Her university teacher Vito Volterra, mathematical physicist and president of the Accademia dei Lincei, supervised her dissertation and followed Fabri's progress throughout her university years and remembered her as follows:"I have a very vivid memory of Signorina Cornelia Fabri, my student at the University of Pisa around 1880, the first, and perhaps the best, among the many students I subsequently had in Turin and Rome. I remember that her degree exam was an event for the University of Pisa, not only because it was the first time a woman had come there to get her doctorate, but also because the test was supported admirably by the candidate, who achieved full marks, absolutes and praise. On that occasion the Illustrious Dean of the Faculty of Science, Professor Antonio Pacinotti, uttered lofty and timely words, noting all the importance of the event, and foreseeing the opening of a new era with the entry into the field of science, of eminent female personalities."Fabri's scientific work focused primarily on hydraulics and was intense but brief. Her last academic work was published in 1895. In 1902, after the death of her mother, she left Pisa and returned to Ravenna to look after the family properties and her father. He died in 1904. She continued to keep in contact with Professor Volterra through detailed correspondence and the two mathematicians exchanged letters until 1902. They met for the last time in 1905.

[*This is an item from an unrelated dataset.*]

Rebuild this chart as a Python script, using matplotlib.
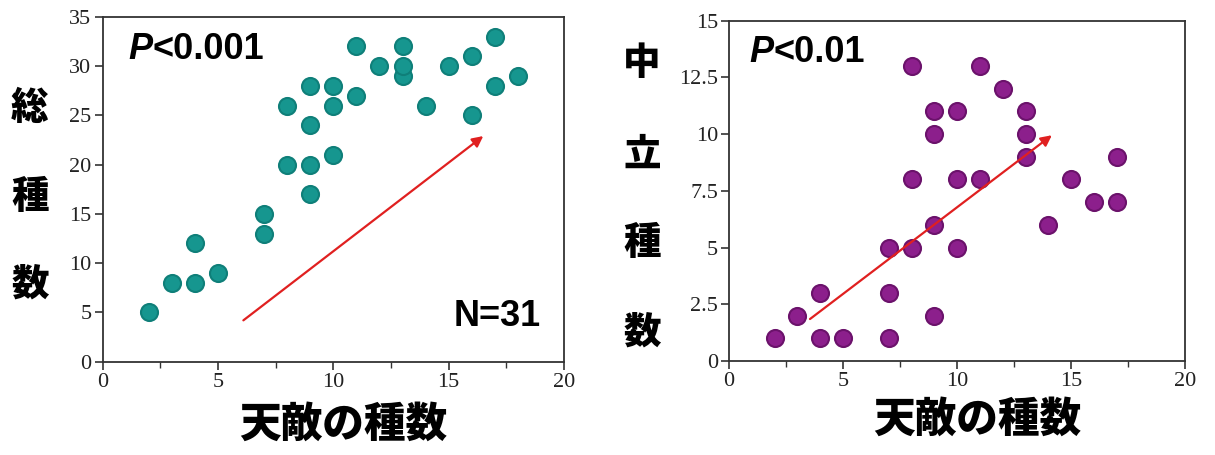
import matplotlib
matplotlib.use('Agg')
import matplotlib.pyplot as plt
from matplotlib.ticker import MultipleLocator

# left panel: total species vs natural enemy species
total_x = [2, 3, 4, 4, 5, 7, 7, 8, 8, 9, 9, 9, 9, 10, 10, 10, 11, 11, 12, 13, 13, 13, 14, 15, 16, 16, 17, 17, 18]
total_y = [5, 8, 8, 12, 9, 13, 15, 20, 26, 17, 20, 24, 28, 21, 26, 28, 27, 32, 30, 29, 30, 32, 26, 30, 25, 31, 28, 33, 29]
total_arrow = [(6.1, 4.2), (16.5, 22.9)]

# right panel: neutral species vs natural enemy species
neutral_x = [2, 3, 4, 4, 5, 7, 7, 7, 8, 8, 8, 9, 9, 9, 9, 10, 10, 10, 11, 11, 12, 13, 13, 13, 14, 15, 16, 17, 17]
neutral_y = [1, 2, 3, 1, 1, 5, 3, 1, 13, 8, 5, 11, 10, 6, 2, 11, 8, 5, 13, 8, 12, 11, 10, 9, 6, 8, 7, 9, 7]
neutral_arrow = [(3.55, 1.85), (14.15, 9.95)]

xticks = [0, 5, 10, 15, 20]
left_yticks = [0, 5, 10, 15, 20, 25, 30, 35]
right_yticks = [0, 2.5, 5, 7.5, 10, 12.5, 15]
right_ylabels = ['0', '2.5', '5', '7.5', '10', '12.5', '15']

cjk = ['Noto Sans CJK JP', 'DejaVu Sans']
serif = 'Liberation Serif'
sans = 'Liberation Sans'


def style_axes(ax):
	for s in ax.spines.values():
		s.set_color('#333333')
		s.set_linewidth(1.3)
	ax.tick_params(which='major', direction='out', length=6, width=1.2, color='#333333',
				   labelsize=16, pad=2)
	ax.tick_params(which='minor', direction='out', length=4, width=1.0, color='#333333')
	for lab in ax.get_xticklabels() + ax.get_yticklabels():
		lab.set_fontfamily(serif)
		lab.set_color('#222222')


def p_text(ax, x, y, rest):
	p = ax.text(x, y, 'P', transform=ax.transAxes, fontsize=26, fontweight='bold',
				fontstyle='italic', family=sans, va='center', ha='left')
	ax.annotate(rest, xy=(1, 0.5), xycoords=p, fontsize=26, fontweight='bold',
				family=sans, va='center', ha='left')


fig = plt.figure(figsize=(12.15, 4.55), dpi=100)

ax1 = fig.add_axes([0.0845, 0.205, 0.3797, 0.758])
ax1.scatter(total_x, total_y, s=150, color='#16968f', edgecolors='#0f7f79', linewidths=1.5, zorder=3)
ax1.annotate('', xy=total_arrow[1], xytext=total_arrow[0],
			 arrowprops=dict(arrowstyle='-|>', color='#e02020', lw=1.6, mutation_scale=16,
							 shrinkA=0, shrinkB=0))
ax1.set_xlim(0, 20)
ax1.set_ylim(0, 35)
ax1.set_xticks(xticks)
ax1.set_yticks(left_yticks)
ax1.xaxis.set_minor_locator(MultipleLocator(2.5))
style_axes(ax1)
p_text(ax1, 0.055, 0.905, '<0.001')
ax1.text(0.95, 0.13, 'N=31', transform=ax1.transAxes, fontsize=26, fontweight='bold',
		 family=sans, va='center', ha='right')

ax2 = fig.add_axes([0.600, 0.2066, 0.3756, 0.748])
ax2.scatter(neutral_x, neutral_y, s=150, color='#8c1f8c', edgecolors='#6b126b', linewidths=1.5, zorder=3)
ax2.annotate('', xy=neutral_arrow[1], xytext=neutral_arrow[0],
			 arrowprops=dict(arrowstyle='-|>', color='#e02020', lw=1.6, mutation_scale=16,
							 shrinkA=0, shrinkB=0))
ax2.set_xlim(0, 20)
ax2.set_ylim(0, 15)
ax2.set_xticks(xticks)
ax2.set_yticks(right_yticks)
ax2.set_yticklabels(right_ylabels)
ax2.xaxis.set_minor_locator(MultipleLocator(2.5))
style_axes(ax2)
p_text(ax2, 0.045, 0.905, '<0.01')

# axis titles, stacked vertically like the original
fig.text(343 / 1215, 1 - 425 / 455, '天敵の種数', fontsize=30, fontweight='heavy', family=cjk,
		 ha='center', va='center')
fig.text(977 / 1215, 1 - 420 / 455, '天敵の種数', fontsize=30, fontweight='heavy', family=cjk,
		 ha='center', va='center')
for ch, y in zip('総種数', [108, 197, 285]):
	fig.text(30 / 1215, 1 - y / 455, ch, fontsize=27, fontweight='heavy', family=cjk,
			 ha='center', va='center')
for ch, y in zip('中立種数', [63, 155, 243, 333]):
	fig.text(642 / 1215, 1 - y / 455, ch, fontsize=27, fontweight='heavy', family=cjk,
			 ha='center', va='center')

fig.savefig('out.png', dpi=100)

In Ravenna, Fabri dedicated herself to charities and charitable activities.

Just three months before she died, Fabri used the language of science to describe to her confessor the reasons she was considering becoming a nun. "My heart has always been suspended between two equal and opposing forces, which balance each other and keep me in perfect blindness as to what my future will be."

Fabri died at age 46 in Florence from pneumonia on 24 May 1915.

== Selected works ==
- Above are some general properties of functions that depend on other functions and lines. Note by Cornelia Fabri, Turin, Claudio Clausen, 1890.
- Brief considerations regarding the new regulations for the lock on the Montone river, Ravenna, Calderini, 1892.
- On vortex motions in perfect fluids. Memoir of Cornelia Fabri, Bologna, Gamberini and Parmeggiani typography, 1892.
- On the theory of vortex motions in incompressible fluids, Pisa, Mistri & C, 1892.
- Electric signal bell installed by Mr. Abbé Ravaglia in the port of Ravenna, Paris, A. Durand and Pedone-Lauriel Editeurs, 1893.
- Above hyperspace functions. Note by Cornelia Fabri, Proceedings of the Royal Veneto Institute of Letters, Science and Arts, 1893.
- Vortex motions of order higher than the 1st in relation to the equations for the movement of viscous fluids, Bologna, Tipografia Gamberini and Parmeggiani, 1894.
- Higher order vortex motions in relation to the equations for the movement of compressible viscous fluids, Il Nuovo Cimento, 1895.